**TO BE DONE:** Retype each line of the material exactly, please, skipping any picture in it.

Charts and diagrams as code
+ + + + + + +
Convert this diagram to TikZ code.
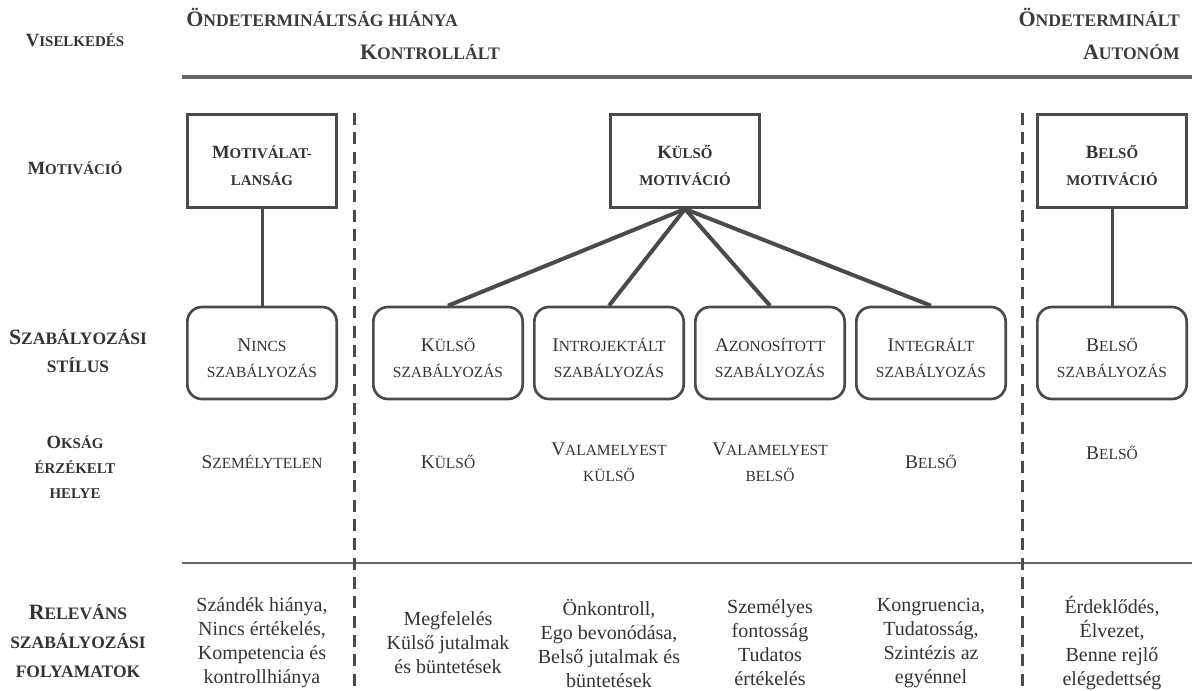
\documentclass[tikz,border=0pt]{standalone}
\usepackage{fontspec}
\setmainfont{Liberation Serif}
\usetikzlibrary{positioning}
\definecolor{inkgray}{HTML}{333333}
\definecolor{headgray}{HTML}{3C3C3C}
\definecolor{linegray}{HTML}{4A4A4A}
\makeatletter
\newcommand{\fsc}[1]{{\fontsize{\fpeval{0.8*\f@size}}{\f@baselineskip}\selectfont #1}}
\makeatother
\newcommand{\lowstrut}{\rule{0pt}{17pt}}

\begin{document}
\begin{tikzpicture}[x=0.75pt,y=-0.75pt]
  \tikzset{
    lbl/.style={font=\bfseries\fontsize{14}{21}\selectfont,text=inkgray,align=center,inner sep=0pt},
    biglbl/.style={lbl,font=\bfseries\fontsize{16.4}{21.5}\selectfont},
    head/.style={font=\bfseries\fontsize{16.5}{18}\selectfont,text=headgray,inner sep=0pt},
    motbox/.style={draw=linegray,line width=2pt,minimum width=112pt,minimum height=70pt,
      align=center,font=\bfseries\fontsize{14}{20}\selectfont,text=inkgray},
    szbox/.style={draw=linegray,line width=2pt,rounded corners=11pt,minimum width=112pt,
      minimum height=69pt,align=center,font=\fontsize{14.5}{19.5}\selectfont,text=inkgray},
    cell/.style={align=center,font=\fontsize{14.5}{19.5}\selectfont,text=inkgray,inner sep=0pt},
    proc/.style={align=center,font=\fontsize{15}{18}\selectfont,text=inkgray,inner sep=0pt},
    conn/.style={draw=linegray,line width=2.25pt},
    fan/.style={draw=linegray,line width=3pt},
    sepline/.style={draw=linegray,line width=2.25pt,dash pattern=on 9pt off 5.5pt},
  }
  \useasboundingbox (0,0) rectangle (1192,690);

  % row labels
  \node[lbl] (lviselkedes) at (75,40) {V\fsc{ISELKEDÉS}};
  \node[lbl] (lmotivacio) at (75,168) {M\fsc{OTIVÁCIÓ}};
  \node[biglbl] (lstilus) at (78,351) {S\fsc{ZABÁLYOZÁSI}\\\fsc{STÍLUS}};
  \node[lbl,font=\bfseries\fontsize{14}{19}\selectfont] (loksag) at (75,467) {O\fsc{KSÁG}\\\fsc{ÉRZÉKELT}\\\fsc{HELYE}};
  \node[biglbl,font=\bfseries\fontsize{16.4}{22}\selectfont] (lfolyamat) at (78,641) {R\fsc{ELEVÁNS}\\\fsc{SZABÁLYOZÁSI}\\\fsc{FOLYAMATOK}};

  % headings
  \node[head,anchor=west] (hhianya) at (186,17) {Ö\fsc{NDETERMINÁLTSÁG HIÁNYA}};
  \node[head,anchor=east] (hkontroll) at (500,52) {K\fsc{ONTROLLÁLT}};
  \node[head,anchor=east] (hondet) at (1180,17) {Ö\fsc{NDETERMINÁLT}};
  \node[head,anchor=east] (hauton) at (1180,52) {A\fsc{UTONÓM}};

  % rules
  \coordinate (topl) at (182,77);
  \coordinate (topr) at (1192,77);
  \coordinate (midl) at (182,563);
  \coordinate (midr) at (1192,563);
  \draw[draw=linegray!85,line width=2.5pt] (topl) -- (topr);
  \draw[draw=linegray!85,line width=1.6pt] (midl) -- (midr);

  \coordinate (sepat) at (354,113);
  \coordinate (sepab) at (354,690);
  \coordinate (sepbt) at (1022,113);
  \coordinate (sepbb) at (1022,690);
  \draw[sepline] (sepat) -- (sepab);
  \draw[sepline] (sepbt) -- (sepbb);

  % motivation boxes
  \node[motbox] (mnincs) at (262,161) {\lowstrut M\fsc{OTIVÁLAT-}\\\fsc{LANSÁG}};
  \node[motbox] (mkulso) at (685,161) {\lowstrut K\fsc{ÜLSŐ}\\\fsc{MOTIVÁCIÓ}};
  \node[motbox] (mbelso) at (1112,161) {\lowstrut B\fsc{ELSŐ}\\\fsc{MOTIVÁCIÓ}};

  % regulation styles
  \node[szbox] (sznincs) at (262,353) {\lowstrut N\fsc{INCS}\\\fsc{SZABÁLYOZÁS}};
  \node[szbox] (szk) at (448,353) {\lowstrut K\fsc{ÜLSŐ}\\\fsc{SZABÁLYOZÁS}};
  \node[szbox] (szi) at (609,353) {\lowstrut I\fsc{NTROJEKTÁLT}\\\fsc{SZABÁLYOZÁS}};
  \node[szbox] (sza) at (770,353) {\lowstrut A\fsc{ZONOSÍTOTT}\\\fsc{SZABÁLYOZÁS}};
  \node[szbox] (szg) at (931,353) {\lowstrut I\fsc{NTEGRÁLT}\\\fsc{SZABÁLYOZÁS}};
  \node[szbox] (szbelso) at (1112,353) {\lowstrut B\fsc{ELSŐ}\\\fsc{SZABÁLYOZÁS}};

  \draw[conn] (mnincs.south) -- (sznincs.north);
  \draw[conn] (mbelso.south) -- (szbelso.north);
  \foreach \n in {szk,szi,sza,szg}
    \draw[fan] (mkulso.south) -- (\n.north);

  % locus of causality
  \node[cell] (oknincs) at (262,462) {S\fsc{ZEMÉLYTELEN}};
  \node[cell] (okk) at (448,462) {K\fsc{ÜLSŐ}};
  \node[cell] (oki) at (609,462) {V\fsc{ALAMELYEST}\\\fsc{KÜLSŐ}};
  \node[cell] (oka) at (770,462) {V\fsc{ALAMELYEST}\\\fsc{BELSŐ}};
  \node[cell] (okg) at (931,462) {B\fsc{ELSŐ}};
  \node[cell] (okbelso) at (1112,453) {B\fsc{ELSŐ}};

  % processes
  \node[proc] (pnincs) at (262,643) {Szándék hiánya,\\Nincs értékelés,\\Kompetencia és\\kontrollhiánya};
  \node[proc] (pk) at (448,643) {Megfelelés\\Külső jutalmak\\és büntetések};
  \node[proc] (pi) at (609,643) {Önkontroll,\\Ego bevonódása,\\Belső jutalmak és\\büntetések};
  \node[proc] (pa) at (770,643) {Személyes\\fontosság\\Tudatos\\értékelés};
  \node[proc] (pg) at (931,643) {Kongruencia,\\Tudatosság,\\Szintézis az\\egyénnel};
  \node[proc] (pbelso) at (1112,643) {Érdeklődés,\\Élvezet,\\Benne rejlő\\elégedettség};
\end{tikzpicture}
\end{document}
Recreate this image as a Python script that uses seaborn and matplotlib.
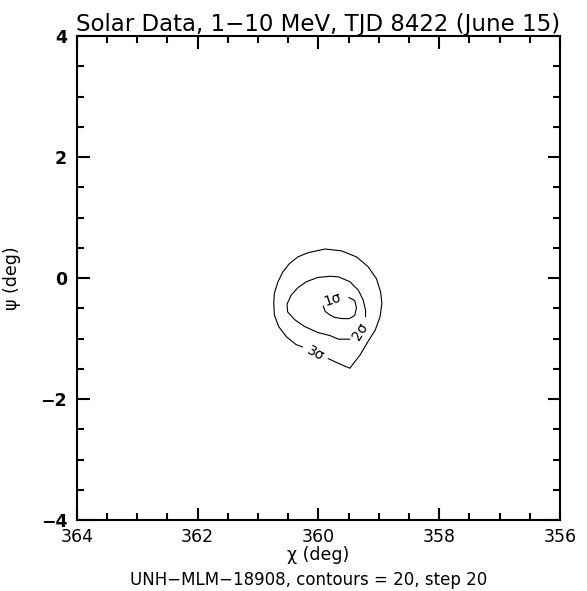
+ + + + + + +
**WORKED SOLUTION:**
Convert this diagram to TikZ code.
\documentclass[tikz,border=0pt]{standalone}
\usepackage{fontspec}
\setmainfont{Liberation Serif}
\usetikzlibrary{positioning}
\definecolor{inkgray}{HTML}{333333}
\definecolor{headgray}{HTML}{3C3C3C}
\definecolor{linegray}{HTML}{4A4A4A}
\makeatletter
\newcommand{\fsc}[1]{{\fontsize{\fpeval{0.8*\f@size}}{\f@baselineskip}\selectfont #1}}
\makeatother
\newcommand{\lowstrut}{\rule{0pt}{17pt}}

\begin{document}
\begin{tikzpicture}[x=0.75pt,y=-0.75pt]
  \tikzset{
    lbl/.style={font=\bfseries\fontsize{14}{21}\selectfont,text=inkgray,align=center,inner sep=0pt},
    biglbl/.style={lbl,font=\bfseries\fontsize{16.4}{21.5}\selectfont},
    head/.style={font=\bfseries\fontsize{16.5}{18}\selectfont,text=headgray,inner sep=0pt},
    motbox/.style={draw=linegray,line width=2pt,minimum width=112pt,minimum height=70pt,
      align=center,font=\bfseries\fontsize{14}{20}\selectfont,text=inkgray},
    szbox/.style={draw=linegray,line width=2pt,rounded corners=11pt,minimum width=112pt,
      minimum height=69pt,align=center,font=\fontsize{14.5}{19.5}\selectfont,text=inkgray},
    cell/.style={align=center,font=\fontsize{14.5}{19.5}\selectfont,text=inkgray,inner sep=0pt},
    proc/.style={align=center,font=\fontsize{15}{18}\selectfont,text=inkgray,inner sep=0pt},
    conn/.style={draw=linegray,line width=2.25pt},
    fan/.style={draw=linegray,line width=3pt},
    sepline/.style={draw=linegray,line width=2.25pt,dash pattern=on 9pt off 5.5pt},
  }
  \useasboundingbox (0,0) rectangle (1192,690);

  % row labels
  \node[lbl] (lviselkedes) at (75,40) {V\fsc{ISELKEDÉS}};
  \node[lbl] (lmotivacio) at (75,168) {M\fsc{OTIVÁCIÓ}};
  \node[biglbl] (lstilus) at (78,351) {S\fsc{ZABÁLYOZÁSI}\\\fsc{STÍLUS}};
  \node[lbl,font=\bfseries\fontsize{14}{19}\selectfont] (loksag) at (75,467) {O\fsc{KSÁG}\\\fsc{ÉRZÉKELT}\\\fsc{HELYE}};
  \node[biglbl,font=\bfseries\fontsize{16.4}{22}\selectfont] (lfolyamat) at (78,641) {R\fsc{ELEVÁNS}\\\fsc{SZABÁLYOZÁSI}\\\fsc{FOLYAMATOK}};

  % headings
  \node[head,anchor=west] (hhianya) at (186,17) {Ö\fsc{NDETERMINÁLTSÁG HIÁNYA}};
  \node[head,anchor=east] (hkontroll) at (500,52) {K\fsc{ONTROLLÁLT}};
  \node[head,anchor=east] (hondet) at (1180,17) {Ö\fsc{NDETERMINÁLT}};
  \node[head,anchor=east] (hauton) at (1180,52) {A\fsc{UTONÓM}};

  % rules
  \coordinate (topl) at (182,77);
  \coordinate (topr) at (1192,77);
  \coordinate (midl) at (182,563);
  \coordinate (midr) at (1192,563);
  \draw[draw=linegray!85,line width=2.5pt] (topl) -- (topr);
  \draw[draw=linegray!85,line width=1.6pt] (midl) -- (midr);

  \coordinate (sepat) at (354,113);
  \coordinate (sepab) at (354,690);
  \coordinate (sepbt) at (1022,113);
  \coordinate (sepbb) at (1022,690);
  \draw[sepline] (sepat) -- (sepab);
  \draw[sepline] (sepbt) -- (sepbb);

  % motivation boxes
  \node[motbox] (mnincs) at (262,161) {\lowstrut M\fsc{OTIVÁLAT-}\\\fsc{LANSÁG}};
  \node[motbox] (mkulso) at (685,161) {\lowstrut K\fsc{ÜLSŐ}\\\fsc{MOTIVÁCIÓ}};
  \node[motbox] (mbelso) at (1112,161) {\lowstrut B\fsc{ELSŐ}\\\fsc{MOTIVÁCIÓ}};

  % regulation styles
  \node[szbox] (sznincs) at (262,353) {\lowstrut N\fsc{INCS}\\\fsc{SZABÁLYOZÁS}};
  \node[szbox] (szk) at (448,353) {\lowstrut K\fsc{ÜLSŐ}\\\fsc{SZABÁLYOZÁS}};
  \node[szbox] (szi) at (609,353) {\lowstrut I\fsc{NTROJEKTÁLT}\\\fsc{SZABÁLYOZÁS}};
  \node[szbox] (sza) at (770,353) {\lowstrut A\fsc{ZONOSÍTOTT}\\\fsc{SZABÁLYOZÁS}};
  \node[szbox] (szg) at (931,353) {\lowstrut I\fsc{NTEGRÁLT}\\\fsc{SZABÁLYOZÁS}};
  \node[szbox] (szbelso) at (1112,353) {\lowstrut B\fsc{ELSŐ}\\\fsc{SZABÁLYOZÁS}};

  \draw[conn] (mnincs.south) -- (sznincs.north);
  \draw[conn] (mbelso.south) -- (szbelso.north);
  \foreach \n in {szk,szi,sza,szg}
    \draw[fan] (mkulso.south) -- (\n.north);

  % locus of causality
  \node[cell] (oknincs) at (262,462) {S\fsc{ZEMÉLYTELEN}};
  \node[cell] (okk) at (448,462) {K\fsc{ÜLSŐ}};
  \node[cell] (oki) at (609,462) {V\fsc{ALAMELYEST}\\\fsc{KÜLSŐ}};
  \node[cell] (oka) at (770,462) {V\fsc{ALAMELYEST}\\\fsc{BELSŐ}};
  \node[cell] (okg) at (931,462) {B\fsc{ELSŐ}};
  \node[cell] (okbelso) at (1112,453) {B\fsc{ELSŐ}};

  % processes
  \node[proc] (pnincs) at (262,643) {Szándék hiánya,\\Nincs értékelés,\\Kompetencia és\\kontrollhiánya};
  \node[proc] (pk) at (448,643) {Megfelelés\\Külső jutalmak\\és büntetések};
  \node[proc] (pi) at (609,643) {Önkontroll,\\Ego bevonódása,\\Belső jutalmak és\\büntetések};
  \node[proc] (pa) at (770,643) {Személyes\\fontosság\\Tudatos\\értékelés};
  \node[proc] (pg) at (931,643) {Kongruencia,\\Tudatosság,\\Szintézis az\\egyénnel};
  \node[proc] (pbelso) at (1112,643) {Érdeklődés,\\Élvezet,\\Benne rejlő\\elégedettség};
\end{tikzpicture}
\end{document}
Recreate this image as a Python script that uses seaborn and matplotlib.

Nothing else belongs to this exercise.